“Nagtataas ang presyo, lumiliit ang laman. Sobrang liit na eh, [halos] wala nang laman.” (Prices are rising while products are shrinking. It’s too small that there’s almost nothing left to consume.)
Thus lamented Steven Cua, president of the Philippine Amalgamated Supermarkets Association, sharing that amid the boost in consumer spending brought about by the holiday season, manufacturers, retailers, and consumers continue to grapple with “shrinkflation”, a phenomenon where consumer goods are being sold at the same price but at a lower quantity.
Because of shrinkflation, for example, a regular can of widely consumed sardines is now just 140 grams—not 155 grams—just so the majority of Filipinos can still fit them into their tight budgets.
Meanwhile, some bakeries have reduced the size of the breakfast staple pandesal from 35 grams to 25 grams each to avoid any price hikes.
Ultra budget-sensitive
More examples of shrinkflation abound, from the smaller bakery products to more modest serving sizes in restaurants and the lower quality and quantity of a number of manufactured goods such as pet food and snacks.
Business owners resort to this tactic mainly because of the fear that they would lose their ultra budget-sensitive market if they raise prices to cover the corresponding increase in their production costs.
This phenomenon of shrinkflation is not exactly new, however, but became more prevalent starting 2022 when inflation, or the escalation in the prices of basic goods and services that Filipino consumers regularly consume, started heating up to multi-year highs.
Indeed, inflation escalated to a 14-year high of 8.1 percent in December 2022, the highest since November 2008.
This brought the 2022 average to 5.8 percent, the highest in the Association of Southeast Asian Nations.
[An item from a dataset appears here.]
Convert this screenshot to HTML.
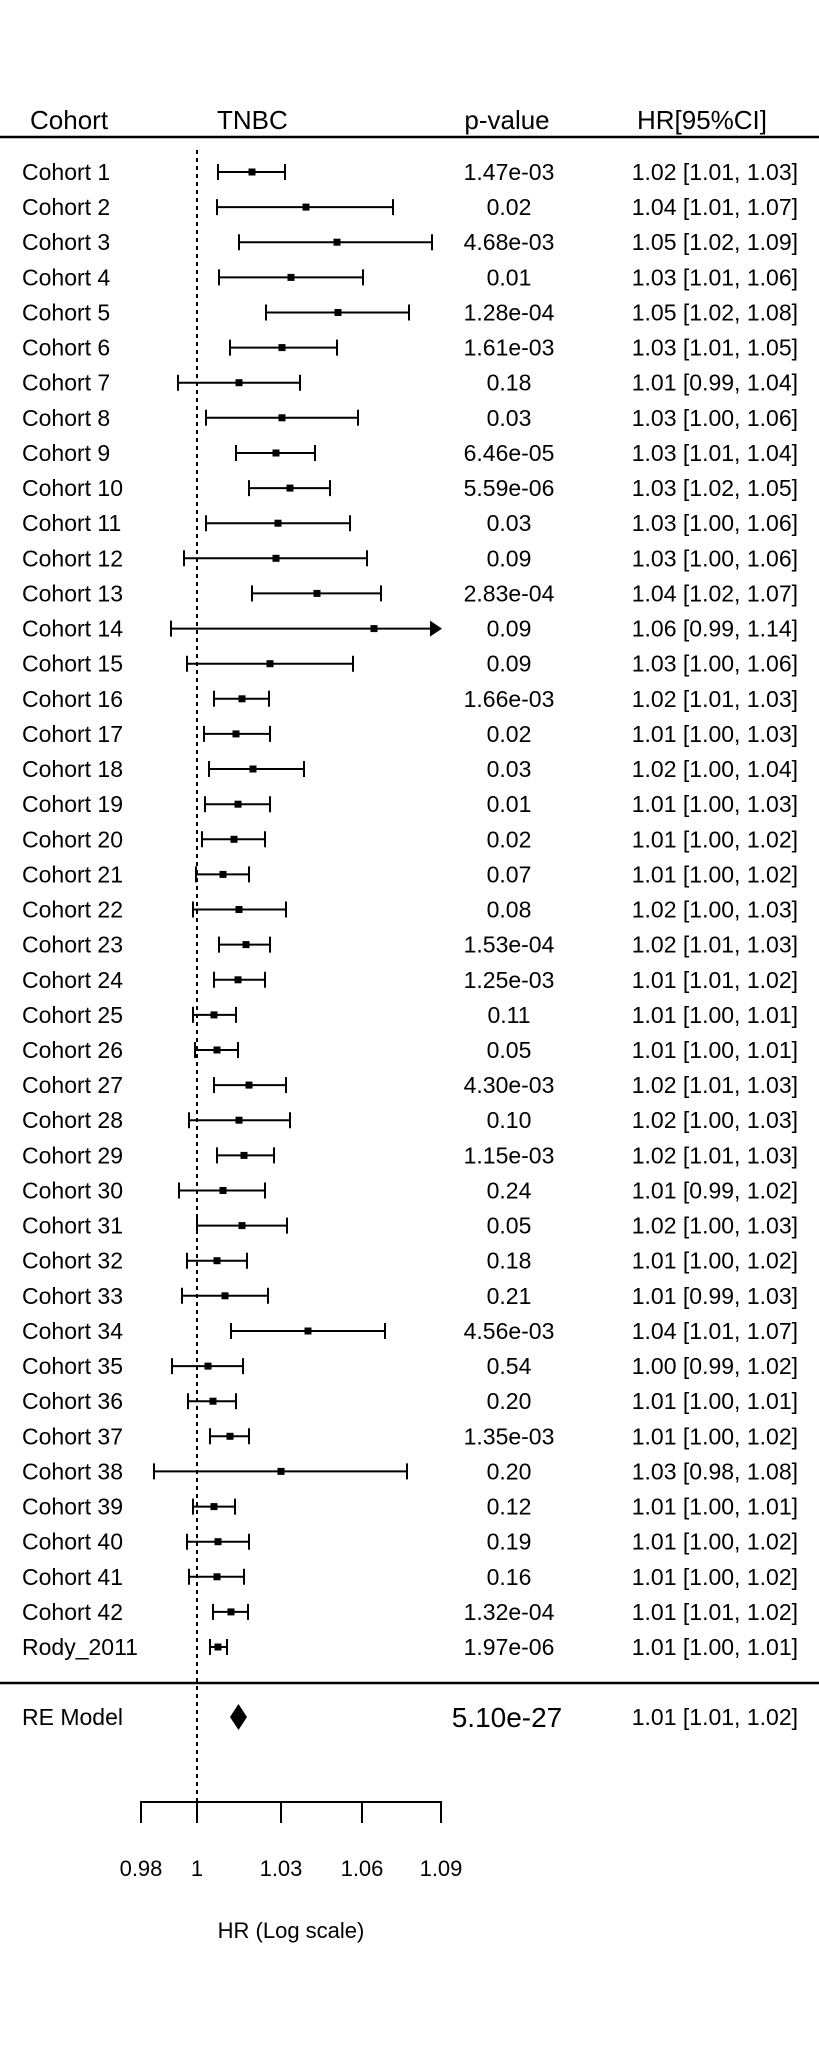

It also blew well past the government target of 2 to 4 percent and faster than the 3.9 percent posted in 2021.
Shrinking sizes of food items
The heating up of inflation was blamed largely on Russia’s invasion of Ukraine that caused oil prices to shoot up and commodity prices to surge as global supply chains were thrown into chaos.
The depreciation of the peso against the United States dollar added to the price woes.
Consumers then already noticed the shrinking sizes of food items that they buy, and was enough of a concern to warrant product checks by the Philippine Statistics Authority.
There is, however, nothing illegal about adjusting product sizes, quantities, or quality as a strategy to keep prices the same and keep their consumers.
As Ateneo de Manila University economist Leonardo Lanzona had said, shrinkflation is a normal reaction of businesses who believe they could not afford to raise their selling prices even if their production costs are going up.
‘Silent’ price increase
“It is a perfectly rational response of firms to maintain their price and still keep their profit margins,” Lanzona had said.
But even if manufacturers or retailers do not change the price tag, the impact on the consumer—particularly those in the lower income brackets—is the same: a substantial weakening in their purchasing power since they are getting less for the same price.
Thus Cua called on the Marcos administration to take immediate and effective actions to bring down elevated costs that have given rise to the “silent” price increase that is shrinkflation, so that most Filipinos will get more value, not less, out of their hard-earned peso.
Inflation has admittedly been finally cooling down, with the number slowing for the second straight month in November to a 20-month low of 4.1 percent from a 14-year high of 8.7 percent at the start of the year, primarily due to the global decline in the prices of petroleum products, the stronger peso, plus lower prices of key food items such as sugar, fish, and vegetables.
Dangerous complacency
But government planners should not celebrate just yet nor be lulled into dangerous complacency as despite the deceleration in recent months, the average inflation for the year at 6.2 percent is still far beyond the target for 2023 of just 2 to 4 percent.
Plus, risks that prices will again go up are high, according to Bangko Sentral ng Pilipinas, which is particularly worried about the adverse impact of the El Niño weather phenomenon—characterised by a longer and more severe dry season—that will bring below-normal rainfall that will disrupt food production and energy generation.
The Marcos administration is fortunately not blind to these concerns and has already started planning for the impact of a severe El Niño.
These can go further, however, if combined with other long- and short-term strategies crucial to securing food supply, such as the timely importation of key commodities that may be in short supply and the possible exemption of agriculture delivery trucks from toll increases to keep costs down, according to the National Economic and Development Authority.
Doing so will give both producers and consumers much needed relief from shrinkflation.